In re Ernesto L.Annotate this Case
The occupants of a car shot at officers; neither was hit. Ernesto, age 16, and others were apprehended after attempting to escape. The Alameda County District Attorney’s Office filed a wardship petition with respect to Ernesto. A juvenile court committed him to the Division of Juvenile Justice (DJJ). Generally, if a minor is removed from a parent’s physical custody after being adjudged a ward of the court, the dispositional order must “specify that the minor may not be held in physical confinement for a period in excess of the middle term of imprisonment” that could be imposed on an adult convicted of the same offense. If a minor is committed to DJJ, the juvenile court may set an even lower maximum term of physical confinement. The juvenile court applied Ernesto’s precommitment credits (over two years), against the maximum exposure term of 176 months, not the maximum custodial term of three years.

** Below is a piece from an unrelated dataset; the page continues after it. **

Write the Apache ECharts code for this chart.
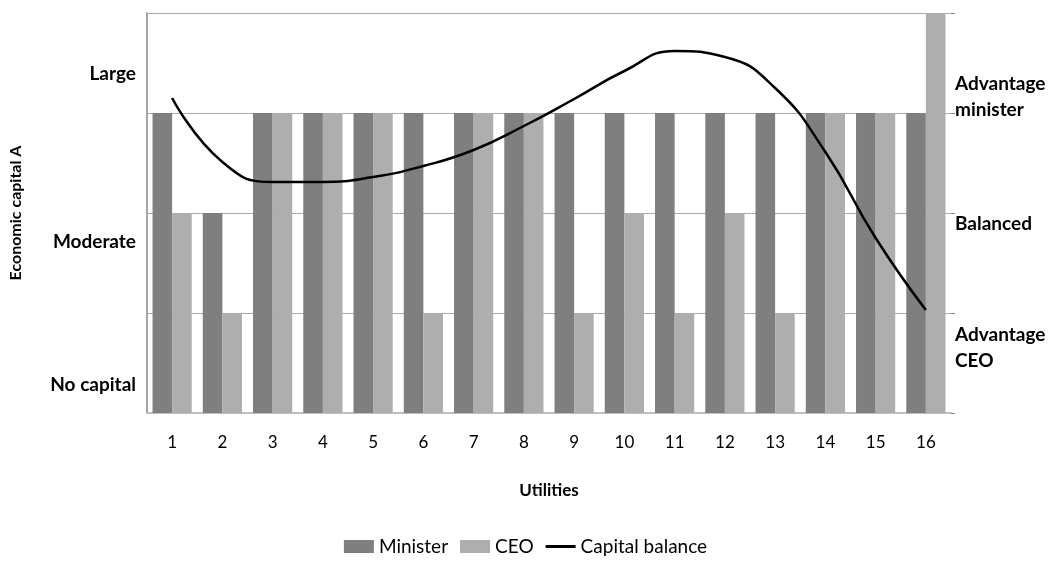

The court of appeal modified the judgment. When a minor is committed to DJJ, a juvenile court must apply precommitment credits against the maximum custodial term. Because the juvenile court would have set a higher maximum custodial term had it realized Ernesto’s credits would apply against that term, the court remanded. The juvenile court did not err by committing him to DJJ under section 602.3 and by relying on prior misdemeanors when calculating the maximum exposure term.